*EXERCISE DESCRIPTION*
Reproduce, exactly and in full, the lines from the one with "drawn with matplotlib." through the one with "plt.rcParams['axes.unicode_minus'] = False" in the data below; drop pictures.
::: SOURCE DATA :::
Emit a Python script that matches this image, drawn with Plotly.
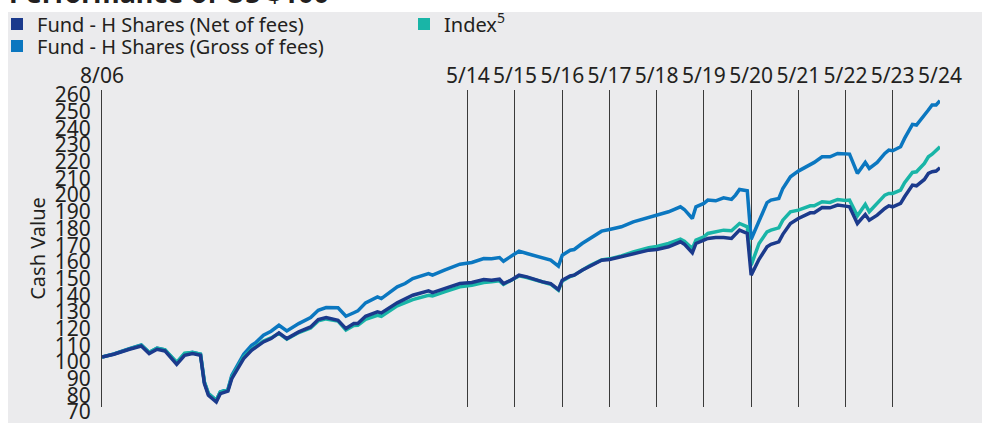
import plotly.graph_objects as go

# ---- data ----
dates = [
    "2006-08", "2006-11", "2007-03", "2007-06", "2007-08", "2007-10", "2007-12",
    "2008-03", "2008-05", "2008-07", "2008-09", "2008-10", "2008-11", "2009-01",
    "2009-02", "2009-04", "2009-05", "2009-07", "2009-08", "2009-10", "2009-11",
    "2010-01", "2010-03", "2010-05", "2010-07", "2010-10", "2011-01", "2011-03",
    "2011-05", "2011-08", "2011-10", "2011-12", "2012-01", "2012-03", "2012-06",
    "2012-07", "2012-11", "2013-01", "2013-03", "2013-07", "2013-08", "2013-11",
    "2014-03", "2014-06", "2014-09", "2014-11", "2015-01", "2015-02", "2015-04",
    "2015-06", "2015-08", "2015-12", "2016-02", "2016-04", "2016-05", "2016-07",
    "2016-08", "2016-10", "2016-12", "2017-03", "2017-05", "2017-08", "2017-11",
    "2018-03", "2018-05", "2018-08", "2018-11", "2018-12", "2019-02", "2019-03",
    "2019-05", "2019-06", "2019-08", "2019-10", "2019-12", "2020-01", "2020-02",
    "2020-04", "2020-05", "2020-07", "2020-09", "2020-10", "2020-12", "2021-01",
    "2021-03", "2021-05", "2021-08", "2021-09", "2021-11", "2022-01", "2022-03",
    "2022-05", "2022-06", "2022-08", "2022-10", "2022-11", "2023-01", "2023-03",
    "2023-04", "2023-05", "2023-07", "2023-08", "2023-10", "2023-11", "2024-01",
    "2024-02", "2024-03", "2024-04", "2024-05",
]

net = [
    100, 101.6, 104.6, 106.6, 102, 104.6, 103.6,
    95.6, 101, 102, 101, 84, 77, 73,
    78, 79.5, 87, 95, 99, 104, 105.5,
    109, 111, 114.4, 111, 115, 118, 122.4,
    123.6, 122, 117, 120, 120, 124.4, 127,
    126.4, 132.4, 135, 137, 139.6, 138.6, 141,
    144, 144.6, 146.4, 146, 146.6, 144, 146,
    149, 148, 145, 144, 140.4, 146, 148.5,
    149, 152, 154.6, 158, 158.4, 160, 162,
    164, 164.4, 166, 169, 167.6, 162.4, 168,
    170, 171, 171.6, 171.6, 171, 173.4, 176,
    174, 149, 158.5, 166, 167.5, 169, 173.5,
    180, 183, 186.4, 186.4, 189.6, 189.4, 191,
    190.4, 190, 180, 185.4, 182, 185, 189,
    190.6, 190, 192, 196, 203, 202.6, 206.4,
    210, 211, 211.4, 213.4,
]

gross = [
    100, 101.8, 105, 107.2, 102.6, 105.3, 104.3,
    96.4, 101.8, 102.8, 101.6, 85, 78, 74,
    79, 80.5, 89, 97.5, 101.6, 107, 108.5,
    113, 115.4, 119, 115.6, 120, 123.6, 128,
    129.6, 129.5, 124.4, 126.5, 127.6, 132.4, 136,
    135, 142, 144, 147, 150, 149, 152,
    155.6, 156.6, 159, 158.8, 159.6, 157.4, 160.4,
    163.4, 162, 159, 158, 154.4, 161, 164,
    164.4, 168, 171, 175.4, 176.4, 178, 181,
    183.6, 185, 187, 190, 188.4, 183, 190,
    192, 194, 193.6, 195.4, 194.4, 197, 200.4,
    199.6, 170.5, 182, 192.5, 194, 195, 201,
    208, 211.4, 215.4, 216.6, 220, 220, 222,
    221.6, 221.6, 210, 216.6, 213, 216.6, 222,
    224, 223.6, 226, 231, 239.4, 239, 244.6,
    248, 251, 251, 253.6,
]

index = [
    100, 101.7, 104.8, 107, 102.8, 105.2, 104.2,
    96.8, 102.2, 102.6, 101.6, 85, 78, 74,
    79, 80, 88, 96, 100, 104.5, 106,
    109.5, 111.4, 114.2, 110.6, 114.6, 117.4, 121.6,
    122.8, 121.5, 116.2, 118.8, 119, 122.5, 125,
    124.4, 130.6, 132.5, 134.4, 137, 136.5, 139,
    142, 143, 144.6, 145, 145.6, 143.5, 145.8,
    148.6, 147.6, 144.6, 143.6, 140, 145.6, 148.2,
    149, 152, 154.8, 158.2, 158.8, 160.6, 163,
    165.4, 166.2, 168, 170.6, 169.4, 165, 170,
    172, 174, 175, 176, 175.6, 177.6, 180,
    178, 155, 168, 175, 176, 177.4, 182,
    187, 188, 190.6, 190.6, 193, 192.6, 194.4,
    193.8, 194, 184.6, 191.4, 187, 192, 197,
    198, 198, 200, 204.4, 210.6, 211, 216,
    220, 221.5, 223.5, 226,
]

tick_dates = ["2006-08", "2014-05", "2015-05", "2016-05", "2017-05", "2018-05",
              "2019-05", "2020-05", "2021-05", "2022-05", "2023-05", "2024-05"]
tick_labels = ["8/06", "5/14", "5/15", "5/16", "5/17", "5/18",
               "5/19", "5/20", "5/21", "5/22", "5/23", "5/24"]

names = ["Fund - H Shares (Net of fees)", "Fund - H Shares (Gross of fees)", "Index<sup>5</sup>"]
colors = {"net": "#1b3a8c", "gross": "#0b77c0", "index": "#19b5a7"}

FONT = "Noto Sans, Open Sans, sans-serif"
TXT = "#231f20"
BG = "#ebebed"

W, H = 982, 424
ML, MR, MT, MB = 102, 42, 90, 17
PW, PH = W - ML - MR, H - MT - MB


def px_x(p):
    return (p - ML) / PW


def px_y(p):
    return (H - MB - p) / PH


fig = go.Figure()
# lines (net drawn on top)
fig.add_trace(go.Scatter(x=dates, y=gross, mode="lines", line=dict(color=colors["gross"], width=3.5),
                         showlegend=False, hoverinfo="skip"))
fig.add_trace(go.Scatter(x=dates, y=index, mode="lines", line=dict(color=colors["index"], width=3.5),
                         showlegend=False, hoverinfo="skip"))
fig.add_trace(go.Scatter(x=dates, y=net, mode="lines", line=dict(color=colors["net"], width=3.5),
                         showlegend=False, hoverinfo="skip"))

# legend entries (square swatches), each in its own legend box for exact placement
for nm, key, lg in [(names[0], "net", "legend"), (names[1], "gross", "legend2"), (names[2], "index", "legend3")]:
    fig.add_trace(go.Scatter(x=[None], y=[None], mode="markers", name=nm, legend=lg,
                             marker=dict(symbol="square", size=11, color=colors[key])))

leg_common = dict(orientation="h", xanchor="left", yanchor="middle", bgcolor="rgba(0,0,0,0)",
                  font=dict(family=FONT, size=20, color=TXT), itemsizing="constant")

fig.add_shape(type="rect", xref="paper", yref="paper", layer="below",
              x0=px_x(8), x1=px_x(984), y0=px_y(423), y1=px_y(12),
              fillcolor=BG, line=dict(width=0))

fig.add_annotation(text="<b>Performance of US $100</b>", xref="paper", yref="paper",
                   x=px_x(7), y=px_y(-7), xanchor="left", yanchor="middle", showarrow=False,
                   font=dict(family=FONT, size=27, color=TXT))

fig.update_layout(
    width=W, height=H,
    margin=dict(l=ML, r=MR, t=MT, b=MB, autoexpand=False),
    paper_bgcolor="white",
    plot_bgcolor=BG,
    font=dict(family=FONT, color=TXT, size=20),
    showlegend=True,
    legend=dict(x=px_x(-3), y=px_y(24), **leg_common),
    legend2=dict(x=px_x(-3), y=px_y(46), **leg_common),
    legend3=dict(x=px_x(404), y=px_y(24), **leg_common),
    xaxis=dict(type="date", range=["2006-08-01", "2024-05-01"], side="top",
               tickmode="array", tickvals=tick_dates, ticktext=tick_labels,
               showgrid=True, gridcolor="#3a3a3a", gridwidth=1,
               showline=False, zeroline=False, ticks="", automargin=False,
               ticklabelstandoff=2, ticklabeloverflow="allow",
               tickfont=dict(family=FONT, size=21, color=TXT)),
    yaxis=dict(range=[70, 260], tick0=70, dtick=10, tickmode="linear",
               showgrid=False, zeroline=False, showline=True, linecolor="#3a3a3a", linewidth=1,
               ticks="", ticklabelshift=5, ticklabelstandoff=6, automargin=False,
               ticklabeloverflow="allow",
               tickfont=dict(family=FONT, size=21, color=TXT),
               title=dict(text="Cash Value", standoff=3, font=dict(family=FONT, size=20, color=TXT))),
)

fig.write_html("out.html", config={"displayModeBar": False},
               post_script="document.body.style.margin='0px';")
:::
::: SOURCE DATA :::
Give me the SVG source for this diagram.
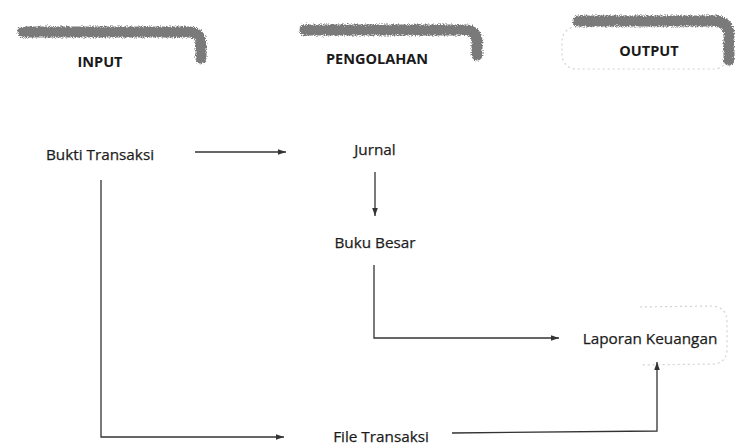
:::
::: SOURCE DATA :::
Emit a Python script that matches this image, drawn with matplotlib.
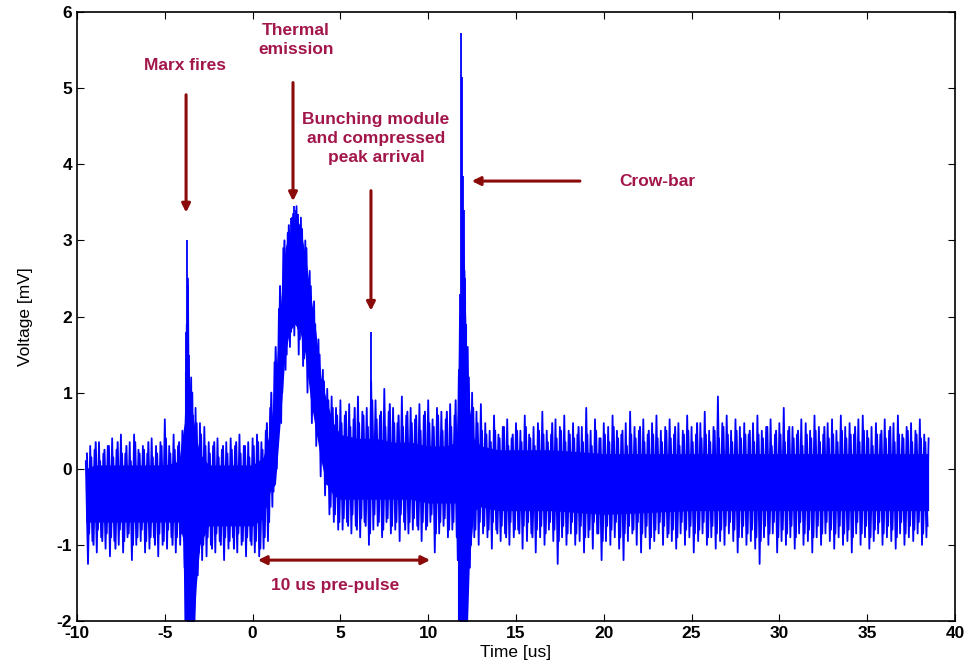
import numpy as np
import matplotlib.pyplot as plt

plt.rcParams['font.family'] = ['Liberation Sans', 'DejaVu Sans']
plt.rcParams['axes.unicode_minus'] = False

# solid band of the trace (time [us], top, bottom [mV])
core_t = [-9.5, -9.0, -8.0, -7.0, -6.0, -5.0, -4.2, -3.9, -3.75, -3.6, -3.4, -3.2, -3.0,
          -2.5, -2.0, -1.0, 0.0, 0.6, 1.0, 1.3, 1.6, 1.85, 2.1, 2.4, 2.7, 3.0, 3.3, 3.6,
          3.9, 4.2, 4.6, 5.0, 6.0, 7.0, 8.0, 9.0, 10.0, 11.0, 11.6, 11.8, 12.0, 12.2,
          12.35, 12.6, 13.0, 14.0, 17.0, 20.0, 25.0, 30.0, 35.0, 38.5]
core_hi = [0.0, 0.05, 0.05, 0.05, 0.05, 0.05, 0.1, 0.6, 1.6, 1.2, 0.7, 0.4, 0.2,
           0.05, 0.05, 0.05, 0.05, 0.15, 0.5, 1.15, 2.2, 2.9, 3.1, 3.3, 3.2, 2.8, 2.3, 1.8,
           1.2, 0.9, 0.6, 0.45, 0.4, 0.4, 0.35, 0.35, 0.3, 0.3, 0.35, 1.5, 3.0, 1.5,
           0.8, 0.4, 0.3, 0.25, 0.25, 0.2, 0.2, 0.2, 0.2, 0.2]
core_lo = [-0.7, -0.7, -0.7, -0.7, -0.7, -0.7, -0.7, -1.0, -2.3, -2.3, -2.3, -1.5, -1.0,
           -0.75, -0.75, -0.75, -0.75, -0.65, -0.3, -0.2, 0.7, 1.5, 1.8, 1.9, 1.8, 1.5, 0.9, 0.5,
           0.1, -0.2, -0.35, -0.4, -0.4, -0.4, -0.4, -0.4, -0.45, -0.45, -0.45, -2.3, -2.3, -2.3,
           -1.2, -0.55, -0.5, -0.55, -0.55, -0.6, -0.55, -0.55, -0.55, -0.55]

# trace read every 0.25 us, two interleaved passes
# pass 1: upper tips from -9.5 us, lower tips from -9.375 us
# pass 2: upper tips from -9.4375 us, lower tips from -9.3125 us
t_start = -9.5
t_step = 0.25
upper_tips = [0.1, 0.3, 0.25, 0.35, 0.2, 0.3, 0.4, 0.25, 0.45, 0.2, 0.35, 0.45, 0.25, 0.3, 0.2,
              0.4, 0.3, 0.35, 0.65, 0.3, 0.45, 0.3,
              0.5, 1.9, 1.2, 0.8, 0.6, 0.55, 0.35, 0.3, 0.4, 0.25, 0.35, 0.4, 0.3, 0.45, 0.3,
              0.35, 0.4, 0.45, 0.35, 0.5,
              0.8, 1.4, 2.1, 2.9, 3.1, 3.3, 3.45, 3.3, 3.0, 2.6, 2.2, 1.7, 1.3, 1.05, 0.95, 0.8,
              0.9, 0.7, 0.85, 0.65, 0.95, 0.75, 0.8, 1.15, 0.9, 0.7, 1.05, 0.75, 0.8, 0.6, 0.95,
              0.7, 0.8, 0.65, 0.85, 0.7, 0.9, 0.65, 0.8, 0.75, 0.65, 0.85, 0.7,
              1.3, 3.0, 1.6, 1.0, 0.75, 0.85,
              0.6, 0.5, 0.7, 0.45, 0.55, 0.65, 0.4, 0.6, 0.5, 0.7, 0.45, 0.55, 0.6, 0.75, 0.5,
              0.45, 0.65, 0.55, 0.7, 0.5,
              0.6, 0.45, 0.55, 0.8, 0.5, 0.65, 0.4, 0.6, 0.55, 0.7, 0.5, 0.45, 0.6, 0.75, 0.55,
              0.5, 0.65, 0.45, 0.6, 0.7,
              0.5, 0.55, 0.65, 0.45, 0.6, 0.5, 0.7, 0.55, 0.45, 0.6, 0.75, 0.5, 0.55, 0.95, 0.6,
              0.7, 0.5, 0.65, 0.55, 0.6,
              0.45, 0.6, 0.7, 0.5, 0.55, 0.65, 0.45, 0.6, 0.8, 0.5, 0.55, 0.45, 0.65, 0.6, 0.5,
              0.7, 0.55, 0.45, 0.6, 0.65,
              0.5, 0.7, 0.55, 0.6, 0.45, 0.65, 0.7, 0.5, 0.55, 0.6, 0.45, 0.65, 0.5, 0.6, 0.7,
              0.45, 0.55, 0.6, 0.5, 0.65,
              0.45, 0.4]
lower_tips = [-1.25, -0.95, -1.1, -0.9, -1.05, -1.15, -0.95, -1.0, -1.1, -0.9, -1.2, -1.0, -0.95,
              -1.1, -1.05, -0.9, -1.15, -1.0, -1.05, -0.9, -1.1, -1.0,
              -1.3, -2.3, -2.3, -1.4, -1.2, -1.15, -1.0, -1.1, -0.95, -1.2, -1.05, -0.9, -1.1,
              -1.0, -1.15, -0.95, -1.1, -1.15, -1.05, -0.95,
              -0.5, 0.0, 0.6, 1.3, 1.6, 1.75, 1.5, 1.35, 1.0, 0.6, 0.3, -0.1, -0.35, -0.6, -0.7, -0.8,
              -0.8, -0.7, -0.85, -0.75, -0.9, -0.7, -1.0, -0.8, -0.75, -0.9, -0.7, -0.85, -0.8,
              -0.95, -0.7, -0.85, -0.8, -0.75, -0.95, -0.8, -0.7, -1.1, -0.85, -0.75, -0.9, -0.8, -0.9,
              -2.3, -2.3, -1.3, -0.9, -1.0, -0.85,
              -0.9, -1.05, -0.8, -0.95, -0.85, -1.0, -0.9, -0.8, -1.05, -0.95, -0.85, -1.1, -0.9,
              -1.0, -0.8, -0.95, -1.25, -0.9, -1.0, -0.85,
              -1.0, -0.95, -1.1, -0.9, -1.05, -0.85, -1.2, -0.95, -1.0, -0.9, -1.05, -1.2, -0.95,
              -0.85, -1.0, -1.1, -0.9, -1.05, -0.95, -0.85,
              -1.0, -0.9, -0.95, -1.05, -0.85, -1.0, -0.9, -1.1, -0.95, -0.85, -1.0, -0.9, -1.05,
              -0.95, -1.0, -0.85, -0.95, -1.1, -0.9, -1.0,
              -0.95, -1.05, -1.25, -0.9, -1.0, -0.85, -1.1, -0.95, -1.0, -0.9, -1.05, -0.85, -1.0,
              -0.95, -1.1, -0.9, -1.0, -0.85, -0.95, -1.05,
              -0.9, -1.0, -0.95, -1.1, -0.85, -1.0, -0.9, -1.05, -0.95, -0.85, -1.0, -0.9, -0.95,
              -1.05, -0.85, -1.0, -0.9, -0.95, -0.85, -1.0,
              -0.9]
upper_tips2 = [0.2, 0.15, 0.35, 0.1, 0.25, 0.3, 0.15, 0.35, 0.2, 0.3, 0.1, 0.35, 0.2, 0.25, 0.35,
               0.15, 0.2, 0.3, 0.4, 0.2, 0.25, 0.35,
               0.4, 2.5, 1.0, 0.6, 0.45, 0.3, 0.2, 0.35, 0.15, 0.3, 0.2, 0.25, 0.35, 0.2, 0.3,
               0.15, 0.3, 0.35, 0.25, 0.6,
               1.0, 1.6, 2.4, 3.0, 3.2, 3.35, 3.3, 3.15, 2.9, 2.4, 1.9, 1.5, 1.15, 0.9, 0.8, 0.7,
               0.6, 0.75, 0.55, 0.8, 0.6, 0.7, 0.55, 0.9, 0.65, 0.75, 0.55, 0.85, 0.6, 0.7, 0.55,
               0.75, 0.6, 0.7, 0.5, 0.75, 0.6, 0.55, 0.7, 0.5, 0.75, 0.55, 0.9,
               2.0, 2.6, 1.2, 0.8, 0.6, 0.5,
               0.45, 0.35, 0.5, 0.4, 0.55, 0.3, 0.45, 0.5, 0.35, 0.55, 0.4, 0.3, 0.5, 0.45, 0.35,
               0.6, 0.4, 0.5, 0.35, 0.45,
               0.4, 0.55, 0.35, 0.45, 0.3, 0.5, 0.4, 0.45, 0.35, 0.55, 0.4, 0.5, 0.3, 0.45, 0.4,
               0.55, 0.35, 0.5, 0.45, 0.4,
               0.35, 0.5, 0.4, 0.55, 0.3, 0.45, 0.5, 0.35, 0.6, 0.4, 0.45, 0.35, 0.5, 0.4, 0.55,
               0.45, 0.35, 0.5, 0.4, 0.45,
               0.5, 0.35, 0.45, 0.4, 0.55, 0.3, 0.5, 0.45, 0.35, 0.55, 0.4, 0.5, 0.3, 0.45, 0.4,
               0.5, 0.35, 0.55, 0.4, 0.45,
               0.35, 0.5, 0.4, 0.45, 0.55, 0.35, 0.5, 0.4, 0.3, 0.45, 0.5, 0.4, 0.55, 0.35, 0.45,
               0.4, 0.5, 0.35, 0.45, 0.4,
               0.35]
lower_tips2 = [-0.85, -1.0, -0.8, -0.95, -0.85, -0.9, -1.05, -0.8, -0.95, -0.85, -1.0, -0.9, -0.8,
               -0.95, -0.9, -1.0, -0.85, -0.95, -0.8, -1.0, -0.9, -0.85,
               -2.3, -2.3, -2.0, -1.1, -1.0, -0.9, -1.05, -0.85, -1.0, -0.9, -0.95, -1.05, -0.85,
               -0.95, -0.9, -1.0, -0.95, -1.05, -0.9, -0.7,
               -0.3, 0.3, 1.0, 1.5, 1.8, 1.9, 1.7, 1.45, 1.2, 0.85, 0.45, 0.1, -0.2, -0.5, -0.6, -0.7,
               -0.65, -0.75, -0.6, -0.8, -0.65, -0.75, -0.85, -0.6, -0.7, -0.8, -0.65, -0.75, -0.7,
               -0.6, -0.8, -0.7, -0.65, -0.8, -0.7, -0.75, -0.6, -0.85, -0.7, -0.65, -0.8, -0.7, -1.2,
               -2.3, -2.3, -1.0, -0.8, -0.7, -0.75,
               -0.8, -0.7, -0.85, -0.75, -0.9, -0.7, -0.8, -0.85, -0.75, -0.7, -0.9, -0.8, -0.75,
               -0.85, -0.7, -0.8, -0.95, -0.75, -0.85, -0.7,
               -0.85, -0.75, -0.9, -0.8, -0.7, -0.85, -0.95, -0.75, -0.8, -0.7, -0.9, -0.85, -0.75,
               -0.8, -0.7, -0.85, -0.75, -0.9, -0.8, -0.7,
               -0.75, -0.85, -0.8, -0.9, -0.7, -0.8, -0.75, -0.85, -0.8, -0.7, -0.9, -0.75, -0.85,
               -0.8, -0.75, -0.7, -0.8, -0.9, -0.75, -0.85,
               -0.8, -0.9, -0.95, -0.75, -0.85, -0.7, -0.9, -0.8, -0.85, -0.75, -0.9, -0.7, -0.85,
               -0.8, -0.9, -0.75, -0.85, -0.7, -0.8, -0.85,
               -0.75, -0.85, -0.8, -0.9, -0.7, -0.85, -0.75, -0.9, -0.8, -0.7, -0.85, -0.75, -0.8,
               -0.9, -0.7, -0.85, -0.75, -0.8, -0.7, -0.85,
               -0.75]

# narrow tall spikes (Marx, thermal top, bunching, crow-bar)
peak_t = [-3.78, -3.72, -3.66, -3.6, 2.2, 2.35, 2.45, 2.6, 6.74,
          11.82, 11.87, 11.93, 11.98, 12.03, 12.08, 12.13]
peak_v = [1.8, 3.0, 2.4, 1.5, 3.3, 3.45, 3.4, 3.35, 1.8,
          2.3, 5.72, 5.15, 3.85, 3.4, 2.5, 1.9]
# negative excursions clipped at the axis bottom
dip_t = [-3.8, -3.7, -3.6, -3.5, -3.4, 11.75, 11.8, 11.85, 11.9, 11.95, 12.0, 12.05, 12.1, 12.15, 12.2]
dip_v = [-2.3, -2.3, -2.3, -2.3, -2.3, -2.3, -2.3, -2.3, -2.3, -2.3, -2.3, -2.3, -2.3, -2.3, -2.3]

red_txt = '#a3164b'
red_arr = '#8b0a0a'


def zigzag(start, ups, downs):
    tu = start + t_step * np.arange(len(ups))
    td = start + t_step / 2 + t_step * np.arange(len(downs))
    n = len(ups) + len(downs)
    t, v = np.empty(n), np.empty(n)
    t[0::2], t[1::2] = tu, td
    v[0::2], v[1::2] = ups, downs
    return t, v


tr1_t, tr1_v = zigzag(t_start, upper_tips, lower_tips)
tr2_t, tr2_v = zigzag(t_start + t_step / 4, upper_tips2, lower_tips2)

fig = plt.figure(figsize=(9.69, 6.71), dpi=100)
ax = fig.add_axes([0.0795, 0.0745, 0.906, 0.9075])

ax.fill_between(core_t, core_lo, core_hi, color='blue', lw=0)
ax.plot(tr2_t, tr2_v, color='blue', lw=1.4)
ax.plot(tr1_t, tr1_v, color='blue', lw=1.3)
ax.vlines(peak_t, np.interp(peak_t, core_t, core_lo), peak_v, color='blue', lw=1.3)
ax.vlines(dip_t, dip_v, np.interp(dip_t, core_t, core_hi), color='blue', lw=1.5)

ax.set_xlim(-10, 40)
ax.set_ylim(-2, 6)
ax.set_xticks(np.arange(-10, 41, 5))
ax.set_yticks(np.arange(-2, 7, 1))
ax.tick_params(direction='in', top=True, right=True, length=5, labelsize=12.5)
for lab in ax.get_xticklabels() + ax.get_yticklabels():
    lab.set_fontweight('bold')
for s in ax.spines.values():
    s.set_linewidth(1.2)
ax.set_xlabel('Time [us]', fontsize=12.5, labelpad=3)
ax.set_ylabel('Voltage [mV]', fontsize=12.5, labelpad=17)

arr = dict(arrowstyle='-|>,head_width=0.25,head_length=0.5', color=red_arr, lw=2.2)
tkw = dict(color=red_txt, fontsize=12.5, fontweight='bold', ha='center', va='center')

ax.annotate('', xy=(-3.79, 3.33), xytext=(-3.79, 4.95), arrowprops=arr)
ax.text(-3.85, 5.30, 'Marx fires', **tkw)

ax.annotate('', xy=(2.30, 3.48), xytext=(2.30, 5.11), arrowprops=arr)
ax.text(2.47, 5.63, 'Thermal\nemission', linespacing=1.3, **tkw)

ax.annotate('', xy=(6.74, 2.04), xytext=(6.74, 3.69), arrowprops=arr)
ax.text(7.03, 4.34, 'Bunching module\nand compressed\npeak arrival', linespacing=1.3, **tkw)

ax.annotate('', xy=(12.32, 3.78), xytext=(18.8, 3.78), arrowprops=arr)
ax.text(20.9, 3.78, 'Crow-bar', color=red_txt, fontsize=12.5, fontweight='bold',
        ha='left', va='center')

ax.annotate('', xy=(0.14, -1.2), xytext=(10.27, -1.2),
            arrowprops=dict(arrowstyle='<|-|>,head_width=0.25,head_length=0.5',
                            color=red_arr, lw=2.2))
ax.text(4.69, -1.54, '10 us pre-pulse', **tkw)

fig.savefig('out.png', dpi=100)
:::
*CORRECT ANSWER*
Emit a Python script that matches this image, drawn with matplotlib.
import numpy as np
import matplotlib.pyplot as plt

plt.rcParams['font.family'] = ['Liberation Sans', 'DejaVu Sans']
plt.rcParams['axes.unicode_minus'] = False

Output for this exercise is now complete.